Wednesday, 9 December 2015

Another Point of View



Self-employment and often working from home leads into some interesting situations. Today I have already spent time networking with Edwina Currie and then on my doorstep with two Jehovah’s Witnesses.

Politics and religion. Two topics to produce polarised views. But I’m less interested in the poles than the spectrum. However much my views may have deviated from others, they have insight and experience that I don’t. I’ve heard them, they made me think about other points of view.

If I ever wanted to engage with them again, if I wanted to influence them to do something different, I can’t hope to change their minds. But I can take into account their points of view and work with them.

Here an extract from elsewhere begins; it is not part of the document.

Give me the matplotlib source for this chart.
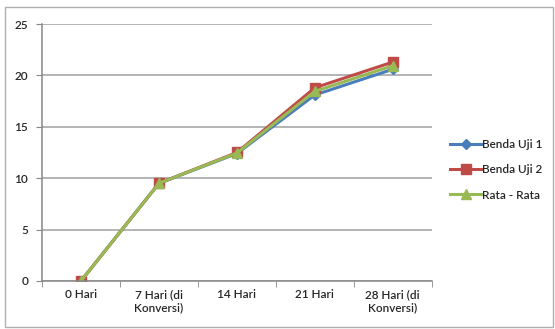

That made me think about this blog piece, which (rightly) attracted a lot of attention in my network. Written by Francesca Campalani, Head of Attraction at Deloitte, it’s talking about Employer Branding and discovering for your audience: “What do they want, how do they make decisions, what is important to them?”

For me, it’s vital to understand the range of views. It’s also vital to have an objective eye. For one, people won’t always be fully honest with their employer or potential employer. They’ll hold back. And both ways, negatively and positively. For another you (yes, you) have too many inherent beliefs, assumptions and prejudices about your organisation. It takes an external observer to cut through those and reveal the full range of truths to you. 

Oh, and you’ll want the other point of view to the above blog. Well, for me, segmentation and taxonomy are important – but only so far, and before they tip over into being too complex to usefully use. As this blog asserts “Targeting is not the holy grail of marketing. It’s helpful to a point but rests on assumptions about human behaviour that are unpredictable and misleading”.

And I agree with both blogs. That’s not double-think. That’s just seeing truth as a spectrum, and working out which points work for you.